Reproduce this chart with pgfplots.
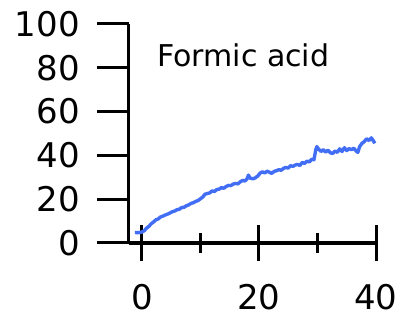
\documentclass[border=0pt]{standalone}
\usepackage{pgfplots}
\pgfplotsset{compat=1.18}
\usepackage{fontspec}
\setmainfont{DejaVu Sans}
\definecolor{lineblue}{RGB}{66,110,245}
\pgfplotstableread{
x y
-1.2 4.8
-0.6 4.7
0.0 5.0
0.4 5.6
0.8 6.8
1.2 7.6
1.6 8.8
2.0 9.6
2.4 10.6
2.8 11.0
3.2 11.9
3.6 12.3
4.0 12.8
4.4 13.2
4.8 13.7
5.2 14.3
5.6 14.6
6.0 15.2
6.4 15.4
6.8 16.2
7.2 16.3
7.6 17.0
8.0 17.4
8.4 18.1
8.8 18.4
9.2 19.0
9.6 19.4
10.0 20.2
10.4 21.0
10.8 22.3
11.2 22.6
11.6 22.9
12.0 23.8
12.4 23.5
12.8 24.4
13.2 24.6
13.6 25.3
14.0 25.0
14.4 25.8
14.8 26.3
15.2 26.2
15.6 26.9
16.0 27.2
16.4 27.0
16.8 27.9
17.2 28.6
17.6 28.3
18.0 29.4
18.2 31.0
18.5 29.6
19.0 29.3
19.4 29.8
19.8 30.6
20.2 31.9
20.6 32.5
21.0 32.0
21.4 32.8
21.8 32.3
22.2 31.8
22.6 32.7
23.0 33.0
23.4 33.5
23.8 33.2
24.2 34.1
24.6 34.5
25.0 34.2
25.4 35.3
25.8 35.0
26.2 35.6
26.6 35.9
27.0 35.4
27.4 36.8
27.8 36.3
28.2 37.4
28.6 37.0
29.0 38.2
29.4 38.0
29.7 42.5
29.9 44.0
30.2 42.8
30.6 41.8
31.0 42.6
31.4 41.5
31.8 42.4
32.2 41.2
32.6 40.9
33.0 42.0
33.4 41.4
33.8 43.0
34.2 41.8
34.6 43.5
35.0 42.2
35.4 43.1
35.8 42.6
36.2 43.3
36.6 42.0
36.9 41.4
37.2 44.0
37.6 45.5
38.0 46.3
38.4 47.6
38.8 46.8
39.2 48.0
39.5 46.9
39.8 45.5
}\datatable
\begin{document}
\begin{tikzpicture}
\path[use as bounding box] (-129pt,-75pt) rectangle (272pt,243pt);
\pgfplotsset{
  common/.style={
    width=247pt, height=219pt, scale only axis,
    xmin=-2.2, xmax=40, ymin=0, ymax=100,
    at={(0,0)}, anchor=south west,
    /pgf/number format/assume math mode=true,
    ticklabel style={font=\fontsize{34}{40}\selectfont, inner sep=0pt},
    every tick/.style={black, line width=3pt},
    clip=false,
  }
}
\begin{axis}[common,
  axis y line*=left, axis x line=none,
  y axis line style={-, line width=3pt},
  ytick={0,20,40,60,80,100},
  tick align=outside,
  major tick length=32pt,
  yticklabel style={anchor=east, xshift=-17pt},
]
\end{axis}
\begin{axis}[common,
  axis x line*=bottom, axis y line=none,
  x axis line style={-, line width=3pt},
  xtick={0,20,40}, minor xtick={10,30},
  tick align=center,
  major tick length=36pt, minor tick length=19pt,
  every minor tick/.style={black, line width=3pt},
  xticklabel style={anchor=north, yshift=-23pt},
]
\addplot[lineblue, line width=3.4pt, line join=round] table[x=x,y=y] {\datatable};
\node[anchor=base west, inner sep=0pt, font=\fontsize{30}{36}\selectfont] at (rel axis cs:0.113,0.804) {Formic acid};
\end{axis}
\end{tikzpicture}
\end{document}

------------

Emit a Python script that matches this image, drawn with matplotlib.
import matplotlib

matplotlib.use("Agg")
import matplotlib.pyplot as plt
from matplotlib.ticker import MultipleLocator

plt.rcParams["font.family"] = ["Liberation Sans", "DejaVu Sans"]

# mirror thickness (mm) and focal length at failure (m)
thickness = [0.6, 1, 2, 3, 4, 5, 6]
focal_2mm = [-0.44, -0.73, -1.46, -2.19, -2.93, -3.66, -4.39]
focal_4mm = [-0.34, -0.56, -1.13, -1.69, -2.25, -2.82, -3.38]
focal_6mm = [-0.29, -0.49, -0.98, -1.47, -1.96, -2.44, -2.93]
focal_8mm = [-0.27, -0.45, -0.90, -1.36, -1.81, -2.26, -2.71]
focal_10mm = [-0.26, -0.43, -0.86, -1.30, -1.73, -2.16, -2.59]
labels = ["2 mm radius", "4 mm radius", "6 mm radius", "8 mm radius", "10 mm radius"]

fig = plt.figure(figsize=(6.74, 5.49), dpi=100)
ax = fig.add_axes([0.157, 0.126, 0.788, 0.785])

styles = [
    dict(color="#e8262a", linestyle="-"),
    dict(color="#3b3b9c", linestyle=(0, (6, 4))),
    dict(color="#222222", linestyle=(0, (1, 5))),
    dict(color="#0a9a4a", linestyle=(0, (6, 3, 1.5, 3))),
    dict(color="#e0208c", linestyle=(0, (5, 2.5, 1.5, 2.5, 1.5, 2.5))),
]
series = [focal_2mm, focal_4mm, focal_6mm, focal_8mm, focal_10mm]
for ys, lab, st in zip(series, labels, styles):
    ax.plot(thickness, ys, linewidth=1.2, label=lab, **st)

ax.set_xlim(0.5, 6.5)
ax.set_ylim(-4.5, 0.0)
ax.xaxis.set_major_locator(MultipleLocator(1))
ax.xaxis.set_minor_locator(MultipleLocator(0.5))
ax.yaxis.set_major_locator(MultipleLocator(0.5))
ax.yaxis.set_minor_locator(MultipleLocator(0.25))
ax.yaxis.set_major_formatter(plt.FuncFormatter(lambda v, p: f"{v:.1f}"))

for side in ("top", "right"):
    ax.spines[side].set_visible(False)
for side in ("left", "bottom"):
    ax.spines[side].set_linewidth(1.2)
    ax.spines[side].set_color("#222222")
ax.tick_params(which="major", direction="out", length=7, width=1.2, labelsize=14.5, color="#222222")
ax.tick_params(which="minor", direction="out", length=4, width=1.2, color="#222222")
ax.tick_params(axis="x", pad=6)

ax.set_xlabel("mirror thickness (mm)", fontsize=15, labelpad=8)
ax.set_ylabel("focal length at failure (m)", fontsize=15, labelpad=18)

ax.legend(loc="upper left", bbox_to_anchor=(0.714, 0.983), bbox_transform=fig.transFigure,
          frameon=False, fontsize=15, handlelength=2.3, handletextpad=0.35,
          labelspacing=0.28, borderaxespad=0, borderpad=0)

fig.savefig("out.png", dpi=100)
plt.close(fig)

------------

## Exercise aim:
Find the lines above that include the string "chart" and copy them.

## Response to this task:
Reproduce this chart with pgfplots.

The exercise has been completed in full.